Not so with Easter. For some reason, the Council of Nicaea decided to make it REALLY FUCKING COMPLICATED. It is so complicated that I'm going to leave it up to my readers to learn all about it here, but I will post a few of the highlights.
First, a word on the Council of Nicaea. This was a group of stodgy old guys in long cloaks, funny hats, and unstylish beards, who convened in the year 325 to determine just what, exactly, all of Christendom was supposed to believe. Like, was Jesus really the son of God, or just some guy? Should they serve fruit hors d'oeurves at communion, or is just the bread and wine okay? What color should their funny hats be? That kind of thing. And one of the things they discussed was the official date for Easter.

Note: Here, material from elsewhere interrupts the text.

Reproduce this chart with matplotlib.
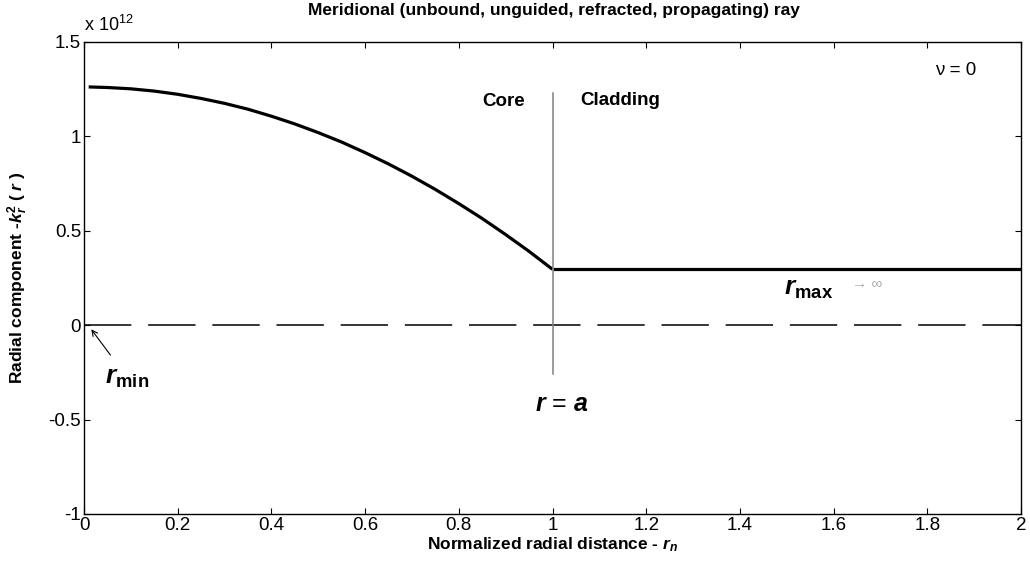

They decided it should always fall on a Sunday, and it would be the same Sunday all over the world, even if there was something very important and sports-related happening on the telly on that day. Then they said, "Hey, let's make it the third Sunday in April! Nothing much happens in April, anyway, right?" And that was that.
HAHAHAHAHAA! No, I'm kidding. I said they made it RFC, didn't I? Pay attention! It wasn't enough just to set it on any old random Sunday; no, it HAD to occur on a certain Sunday after a particular full moon that occurred after the vernal equinox! Not only THAT, but it isn't just the normal, everyday full moon that anyone can look at and go, "Oh, look, a full moon!" No, it's the ecclesiastical full moon! This can only be determined by looking at the very complicated flow-charts, tables, diagrams, and Power Point presentations concocted by the stodgy old hat-wearing men and revised later to accommodate the change from the Gregorian to the Julian calendar. Here is the paragraph dealing with it, from the article linked above:
The usual statement, that Easter Day is the first Sunday after the full moon that occurs next after the vernal equinox, is not a precise statement of the actual ecclesiastical rules. The full moon involved is not the astronomical Full Moon but an ecclesiastical moon (determined from tables) that keeps, more or less, in step with the astronomical Moon.
The ecclesiastical rules are:
- Easter falls on the first Sunday following the first ecclesiastical full moon that occurs on or after the day of the vernal equinox;
- this particular ecclesiastical full moon is the 14th day of a tabular lunation (new moon); and
- the vernal equinox is fixed as March 21.
resulting in that Easter can never occur before March 22 or later than April 25. The Gregorian dates for the ecclesiastical full moon come from the Gregorian tables. Therefore, the civil date of Easter depends upon which tables - Gregorian or pre-Gregorian - are used. The western (Roman Catholic and Protestant) Christian churches use the Gregorian tables; many eastern (Orthodox) Christian churches use the older tables based on the Julian Calendar.
Jesus Jumpsuit-Wearing Christ!! What is it with Christians, anyway? They try so hard to convince everyone that their religion has nothing to do with pagan rites, yet here they are, figuring out their spring holy day from the date of a full moon! Doesn't seem like something an omnimax God would really care about. Like, would he smite them a mighty smote if they celebrated Easter on a Tuesday instead of a Sunday? Why would it matter at all?
Easter, of course, IS a pagan holiday, kept since very ancient times as a spring celebration on or after the spring equinox. In the past, long before modern clocks, time zones, calendars, mass crop production, and artificial lighting, people relied on the stars, sun, and moon to tell them when to plant crops, when to move their herds to different pastures, as guides for traveling, and probably a lot more. Equinoxes and solstices were therefore important times of the year for them. The spring equinox was especially important, as it marked the official end of a long, dull, cold, and dangerous winter. Animals could be let out of barns, farmers could plan when to begin sowing seeds, and people could stop freezing to death waiting for the weather to fucking warm up already.
And when I say "freeze to death," I mean it literally. There was no central heating back then; if you didn't have enough firewood to last through the winter, you died. Or you could get snowed in for weeks until you ran out of food. The return of spring was a HUGE deal. Of course people were very particular about honoring the sun and picking just the right day on which to celebrate its triumphant and glorious return--or its resurrection, if you will. Christians care about the precise date for Easter because Jesus is just another sun-based deity, dying in winter and resurrecting in the spring, again and again and again.